Wednesday, October 20, 2010

Mad Ramblings

So.

I'm staring blankly at that little word above and trying to think of something to write that is epically magnificent, but here I still sit. My fingers tapping the keys, just TRYING to make something eloquent flow.

It's not happening.

Could it be that I have nothing on my mind? Far from it.

Could it be that I have TOO MUCH on my mind? That's more like it.

Could it be that I have no idea to wrap my head around what exactly is going on? THAT'S IT!!!

So I'm going to sit here and listen to Peter Gabriel and answer phones. And listen to customers go on and on about things that are beyond my control. (All this while I try to still wrap my mind around what I'm trying to say here...)

Basically, I am just not OK with life. Not in an emo way, I'm just fed up with the lie of it all. When you're born, you just take life for granted and you think you're untouchable. You watch Disney movies. Nothing bad or wrong is going to happen to you. That happens to other people, not you. So, when you're 17 and going through a major depression and you feel like it's your responsibility to make everybody happy and keep everyone together, you just shut down. You can't talk to anybody about it because "That happens to other people, not me." Even in the Christian community, you don't talk about depression because we have Jesus in our lives. We're happy because we have Him. No frown zone. (I guess I should say religious community.) You just plaster on a smile and you pretend that everything is a-OK. You don't talk to people about about how you just can't take it so you physically punish yourself. You start dating someone because he's the only boy who has ever talked to you and you just think that he's as good as it's going to get. He tells you what you want to hear and he promises you the moon. You get married and go into baby mode because it's just the natural progression of life.

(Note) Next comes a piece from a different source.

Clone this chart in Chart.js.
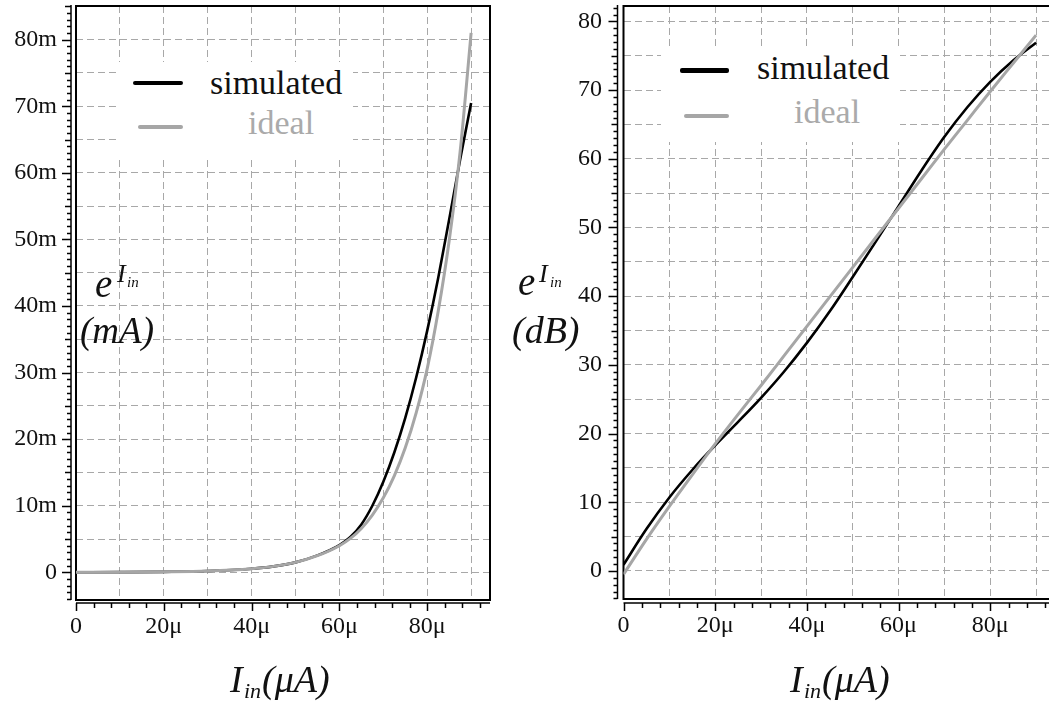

You put up with being treated like crap and living paycheck to paycheck because it's better than crawling home to Mom and Dad. After 2 years of taking all you can take, you're crumpled up on the bedroom floor bawling because your divorce was finalized. You wake up next to your dog. People ask you how your ex is, and you tell them you have no idea because you're no longer together and they congratulate you. That makes you even more sad because part of you still cares for him. You put up with your family and friends telling you that you need to do this or that or the other. You put up with negative comments from people about almost everything you do.

(Now, please note. There have been some positives that have come out of the last few years. It hasn't been ALL bad, and most days I do very well. I'm just trying to paint a picture here.)

Then the other day, I woke up (next to the dog) and I thought to myself. "Who decided this?" Who decided that you're only fulfilled when you're with someone else? Who decided that you're engagement is only valid if you get a diamond? Who decided that you have to get married, have a house with with a white picket fence and 3 children who play soccer all by the time you're 30? Who decided that you have to have a college degree or a high paying job for your life to count?

Life sucks. Life is pain. We aren't owed anything. What we are owed, we won't even get because God, in His mercy, sent His Son to take it all for us!

Who decided that we're entitled to anything?

So, here it is in a nutshell. Life is bad with a few sprinkles of wonderful. I love my family, I love my dog, I love my friends. I'm actually starting to open up to the thought of loving someone again. I'm going to get through this, and I'm most likely going to get through it very unconventionally. But I'm going to get through it!

No body's better than anyone else. We're all screwed up. The more you try to cover it up, the more it will come out. Love one another, and just do the best you can.